I believe that this is where the core hatred for systemd is really coming from. It's not so much that it's a bad init system or that people are resistant to change, though the latter is certainly a factor with good reason. It's the fact that Distributions are forcing this change on System Administrators and removing the choice for the Sysadmins to continue with a technology that they have working and have learned the core of how it works or have to install and learn a whole new system that they may not know their way around yet. Has RH or Debian offered the old System V init package as an alternative on their default install? Not that I've seen. This is where the ire is coming from. The defense for systemd is "if you don't like it, it's open source; change it in the source." The people that say this don't realize that in a corporate production environment, this is rarely a feasible argument. Sysadmins are not usually programmers, and these operating system distributions -- Redhat, CentOS, Debian, etc -- have just sold them out and made more work for them to test the ways systemd can fail on their systems and reanalyze their disaster recovery plans to account for this new anomaly. Or management may just decide that they need to go get a service contract with Microsoft for their needs and dump Linux altogether as they may deem the MS option as cheaper and easier to maintain long term.

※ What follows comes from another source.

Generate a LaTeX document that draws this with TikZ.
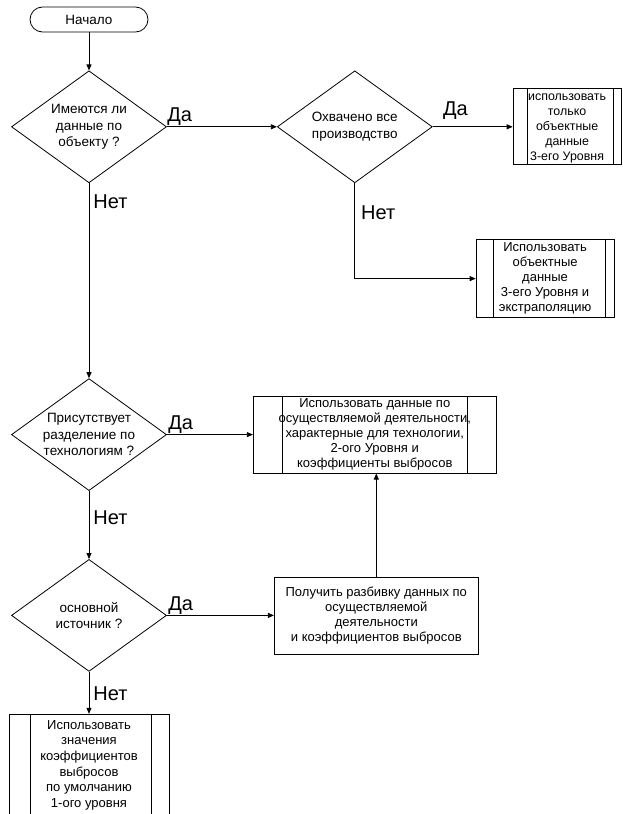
\documentclass[tikz,border=0pt]{standalone}
\usepackage{fontspec}
\setmainfont{Liberation Sans}
\usetikzlibrary{arrows.meta,positioning,shapes.geometric,calc}
\tikzset{
    line/.style   = {-{Triangle[length=6pt,width=5pt]}, line width=0.8pt, draw=black},
    block/.style  = {draw=black, line width=0.8pt, fill=white,
            align=center, inner sep=0pt, font=\fontsize{13}{15}\selectfont},
    predef/.style 2 args = {block, path picture={
            \draw[line width=0.8pt] ([xshift=#1]path picture bounding box.north west) -- ([xshift=#1]path picture bounding box.south west);
            \draw[line width=0.8pt] ([xshift=-#2]path picture bounding box.north east) -- ([xshift=-#2]path picture bounding box.south east);}},
    decision/.style = {diamond, draw=black, line width=0.8pt,
            minimum width=155pt, minimum height=112pt,
            aspect=1.38, inner sep=0pt, align=center,
            font=\fontsize{13.5}{16.5}\selectfont},
    terminal/.style = {draw=black, line width=0.8pt, rounded corners=12.5pt,
            minimum width=118pt, minimum height=25pt, inner sep=0pt,
            font=\fontsize{13.5}{15}\selectfont},
    lbl/.style = {font=\fontsize{20}{20}\selectfont, inner sep=1pt},
}
\begin{document}
\begin{tikzpicture}
    \useasboundingbox (0,0) rectangle (622pt,-814pt);
    \clip (0,0) rectangle (622pt,-814pt);

    % Nodes
    \node[terminal] (start) at (89pt,-19.5pt) {Начало};
    \node[decision, below=38pt of start] (d1) {Имеются ли\\данные по\\объекту ?};
    \node[decision, right=110pt of d1] (d2) {Охвачено все\\производство};
    \node[predef={14pt}{8pt}, minimum width=108pt, minimum height=76pt, right=80pt of d2,
          font=\fontsize{12.4}{15}\selectfont, text depth=-6pt] (lvl3) {использовать\\только\\объектные\\данные\\3-его Уровня};
    \node[predef={17pt}{9pt}, minimum width=138pt, minimum height=78pt, below=74pt of lvl3, xshift=-22pt] (extra) {Использовать\\объектные\\данные\\3-его Уровня и\\экстраполяцию};
    \node[decision, below=195pt of d1] (d3) {Присутствует\\разделение по\\технологиям ?};
    \node[predef={29pt}{29pt}, minimum width=243pt, minimum height=77pt, right=86pt of d3] (lvl2) {Использовать данные по\\осуществляемой деятельности,\\характерные для технологии,\\2-ого Уровня и\\коэффициенты выбросов};
    \node[decision, below=68pt of d3] (d4) {основной\\источник ?};
    \node[block, minimum width=204pt, minimum height=77pt, right=107pt of d4] (split) {Получить разбивку данных по\\осуществляемой\\деятельности\\и коэффициентов выбросов};
    \node[predef={21pt}{18pt}, minimum width=160pt, minimum height=102pt, below=42pt of d4,
          font=\fontsize{13}{15.6}\selectfont] (lvl1) {Использовать\\значения\\коэффициентов\\выбросов\\по умолчанию\\1-ого уровня};

    % Arrows
    \draw[line] (start) -- (d1);
    \draw[line] (d1.east) -- node[lbl, pos=0, anchor=south west, xshift=-1pt]{Да} (d2.west);
    \draw[line] (d2.east) -- node[lbl, pos=0, anchor=south west, xshift=9pt, yshift=6pt]{Да} (lvl3.west);
    \draw[line] (d1.south) -- node[lbl, pos=0, anchor=north west, xshift=3pt, yshift=-10pt]{Нет} (d3.north);
    \draw[line] (d2.south) |- node[lbl, pos=0, anchor=north west, xshift=5pt, yshift=-21pt]{Нет} (extra.west);
    \draw[line] (d3.east) -- node[lbl, pos=0, anchor=south west]{Да} (lvl2.west);
    \draw[line] (d3.south) -- node[lbl, pos=0, anchor=north west, xshift=3pt, yshift=-18pt]{Нет} (d4.north);
    \draw[line] (d4.east) -- node[lbl, pos=0, anchor=south west]{Да} (split.west);
    \draw[line] (d4.south) -- node[lbl, pos=0, anchor=north west, xshift=3pt, yshift=-14pt]{Нет} (lvl1.north);
    \draw[line] (split.north) -- (split.north |- lvl2.south);
\end{tikzpicture}
\end{document}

Fast blanket changes to new technologies by the distributions without accounting for the slower moving but gigantic enterprise user base without offering the option to keep their current technologies was probably one of the dumbest moves they could have done. Why did most Enterprise that use windows software keep on XP until Windows 7 came out, skipping Vista? Why am I using a windows 7 desktop at my employer right now when Windows 8.1 is out there and mature enough for the next phase of OS to have been announced? For the same reason you're not going to get Enterprise customers jumping on board with the next release of the Linux OS they're using...if they're using one of those that is dropping System V.
Has freebsd been the best Linux distro of 2014?
By the end of 2014 it will be, thanks to systemd.
Gentoo seemed to figure out init script dependency.
I'm open to changing init scripts, but do we have to change everything else too? Like binary logging and needing an interface to access those logs instead of just tailing/grepping them. (Though I think systemd does support duplicate logging to certain syslogs.)